**INSTRUCTIONS FOR THE TASK**
The required output is the block of lines from the line with "Generate a Python" to the line with "from matplotlib.legend_handler import", endpoints included and pictures omitted.

[Code that draws figures]
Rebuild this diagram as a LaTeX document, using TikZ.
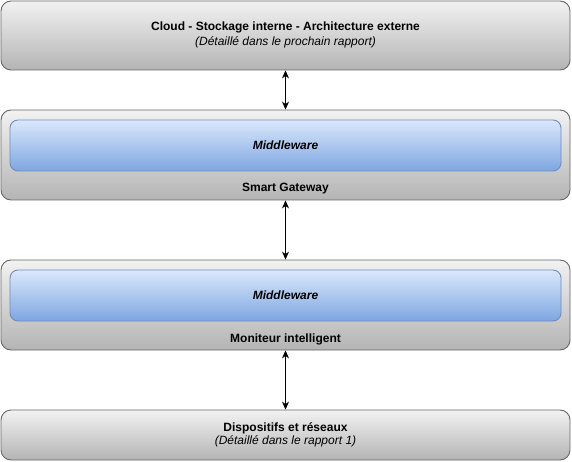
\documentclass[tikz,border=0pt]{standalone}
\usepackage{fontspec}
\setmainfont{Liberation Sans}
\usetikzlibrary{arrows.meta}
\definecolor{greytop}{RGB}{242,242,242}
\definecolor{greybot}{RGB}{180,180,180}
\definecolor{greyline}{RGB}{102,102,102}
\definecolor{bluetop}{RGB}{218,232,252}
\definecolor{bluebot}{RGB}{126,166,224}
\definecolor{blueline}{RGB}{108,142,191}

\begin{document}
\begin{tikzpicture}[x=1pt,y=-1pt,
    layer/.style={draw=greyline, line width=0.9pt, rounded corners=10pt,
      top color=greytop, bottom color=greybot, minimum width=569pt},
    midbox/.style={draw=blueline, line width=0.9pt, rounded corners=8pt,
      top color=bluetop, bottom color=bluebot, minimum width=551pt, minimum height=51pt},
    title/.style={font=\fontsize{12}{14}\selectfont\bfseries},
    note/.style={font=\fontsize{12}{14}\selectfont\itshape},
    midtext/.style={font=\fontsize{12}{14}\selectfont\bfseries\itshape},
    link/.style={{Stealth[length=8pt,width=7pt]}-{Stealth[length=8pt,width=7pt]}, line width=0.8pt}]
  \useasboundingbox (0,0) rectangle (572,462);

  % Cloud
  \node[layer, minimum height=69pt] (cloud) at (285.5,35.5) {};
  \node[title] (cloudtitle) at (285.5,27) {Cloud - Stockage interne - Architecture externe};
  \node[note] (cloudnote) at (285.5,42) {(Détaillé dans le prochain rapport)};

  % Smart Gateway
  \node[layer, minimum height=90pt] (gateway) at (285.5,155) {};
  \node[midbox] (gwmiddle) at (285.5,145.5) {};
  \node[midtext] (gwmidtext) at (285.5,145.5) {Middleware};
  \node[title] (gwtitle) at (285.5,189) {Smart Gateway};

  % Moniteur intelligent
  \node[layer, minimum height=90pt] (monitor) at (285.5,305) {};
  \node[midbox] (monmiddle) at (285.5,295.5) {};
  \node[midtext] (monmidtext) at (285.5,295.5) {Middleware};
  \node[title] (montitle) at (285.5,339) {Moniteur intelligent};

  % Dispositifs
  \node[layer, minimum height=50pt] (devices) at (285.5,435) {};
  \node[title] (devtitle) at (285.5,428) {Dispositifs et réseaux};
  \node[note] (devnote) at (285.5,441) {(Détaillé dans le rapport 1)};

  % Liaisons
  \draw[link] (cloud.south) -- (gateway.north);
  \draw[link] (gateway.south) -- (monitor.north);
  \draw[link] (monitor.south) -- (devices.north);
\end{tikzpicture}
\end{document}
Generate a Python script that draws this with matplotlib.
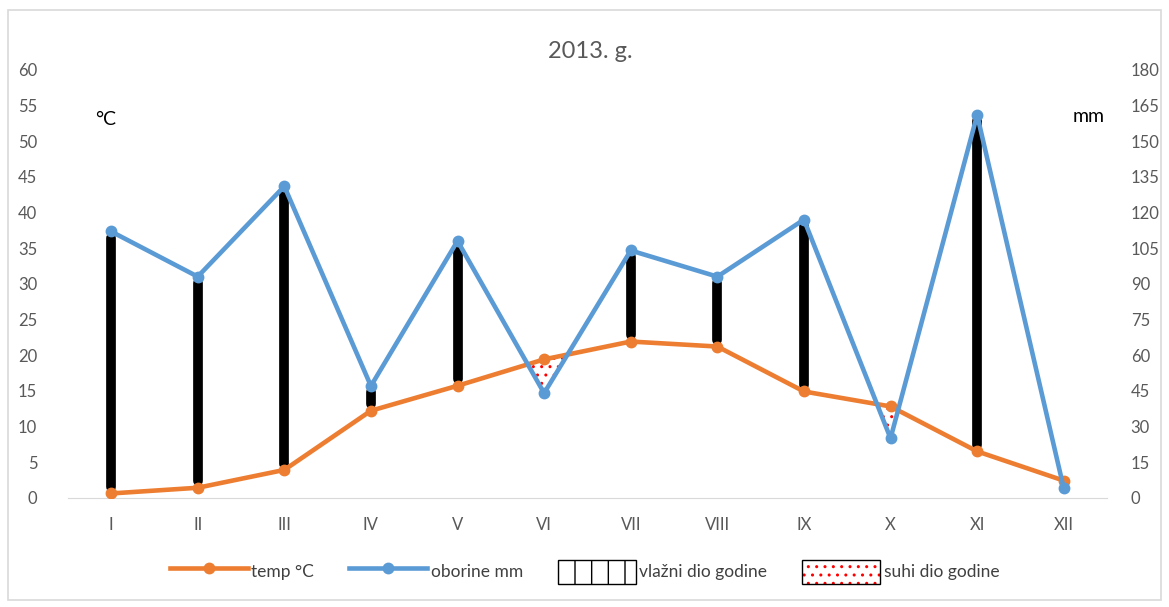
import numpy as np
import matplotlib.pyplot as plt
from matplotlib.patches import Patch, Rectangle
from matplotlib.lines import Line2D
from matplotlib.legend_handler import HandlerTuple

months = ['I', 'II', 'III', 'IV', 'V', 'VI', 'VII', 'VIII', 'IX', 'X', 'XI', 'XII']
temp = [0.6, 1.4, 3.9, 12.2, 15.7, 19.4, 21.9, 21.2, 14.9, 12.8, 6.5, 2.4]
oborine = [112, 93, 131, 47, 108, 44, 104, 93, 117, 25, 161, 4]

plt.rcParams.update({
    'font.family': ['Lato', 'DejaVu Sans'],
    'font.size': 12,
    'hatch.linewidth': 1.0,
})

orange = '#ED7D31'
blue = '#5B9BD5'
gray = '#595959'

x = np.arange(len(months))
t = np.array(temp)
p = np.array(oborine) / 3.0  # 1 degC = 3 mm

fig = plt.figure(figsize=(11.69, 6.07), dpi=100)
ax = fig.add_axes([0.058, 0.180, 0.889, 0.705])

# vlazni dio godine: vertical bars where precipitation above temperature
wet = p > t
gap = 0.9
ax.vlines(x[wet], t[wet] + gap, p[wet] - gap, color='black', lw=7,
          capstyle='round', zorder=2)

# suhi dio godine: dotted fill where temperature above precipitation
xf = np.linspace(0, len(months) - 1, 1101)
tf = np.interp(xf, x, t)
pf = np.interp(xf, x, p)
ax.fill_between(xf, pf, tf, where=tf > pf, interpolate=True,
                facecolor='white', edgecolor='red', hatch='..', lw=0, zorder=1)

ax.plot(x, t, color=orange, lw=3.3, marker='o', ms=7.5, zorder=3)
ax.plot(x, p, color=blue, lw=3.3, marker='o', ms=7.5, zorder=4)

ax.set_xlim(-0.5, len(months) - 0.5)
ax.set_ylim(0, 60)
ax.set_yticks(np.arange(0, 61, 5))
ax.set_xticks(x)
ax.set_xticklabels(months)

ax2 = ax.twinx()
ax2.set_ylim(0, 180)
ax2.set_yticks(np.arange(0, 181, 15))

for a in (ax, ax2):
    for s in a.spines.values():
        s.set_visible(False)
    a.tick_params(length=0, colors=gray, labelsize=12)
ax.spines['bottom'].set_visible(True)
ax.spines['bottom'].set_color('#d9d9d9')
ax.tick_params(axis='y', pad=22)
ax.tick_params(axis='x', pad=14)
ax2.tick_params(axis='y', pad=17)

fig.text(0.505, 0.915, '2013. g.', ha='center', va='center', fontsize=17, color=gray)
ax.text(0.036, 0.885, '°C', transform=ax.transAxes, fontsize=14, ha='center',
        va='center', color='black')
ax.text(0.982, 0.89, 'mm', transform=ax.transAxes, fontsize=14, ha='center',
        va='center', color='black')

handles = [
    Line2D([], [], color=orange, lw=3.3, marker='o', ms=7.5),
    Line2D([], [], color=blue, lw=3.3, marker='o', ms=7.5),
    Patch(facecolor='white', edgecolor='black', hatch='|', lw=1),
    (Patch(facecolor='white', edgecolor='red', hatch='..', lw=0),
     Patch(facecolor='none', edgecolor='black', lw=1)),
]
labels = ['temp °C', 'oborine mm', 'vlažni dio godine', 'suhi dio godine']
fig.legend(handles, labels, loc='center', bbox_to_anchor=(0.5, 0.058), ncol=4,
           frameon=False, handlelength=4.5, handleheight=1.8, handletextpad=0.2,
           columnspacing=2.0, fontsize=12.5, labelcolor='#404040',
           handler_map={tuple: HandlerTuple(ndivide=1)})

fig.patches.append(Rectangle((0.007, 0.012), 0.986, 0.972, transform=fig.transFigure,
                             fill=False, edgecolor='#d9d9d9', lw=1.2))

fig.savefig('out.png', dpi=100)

**OUTPUT BELOW**
Generate a Python script that draws this with matplotlib.
import numpy as np
import matplotlib.pyplot as plt
from matplotlib.patches import Patch, Rectangle
from matplotlib.lines import Line2D
from matplotlib.legend_handler import HandlerTuple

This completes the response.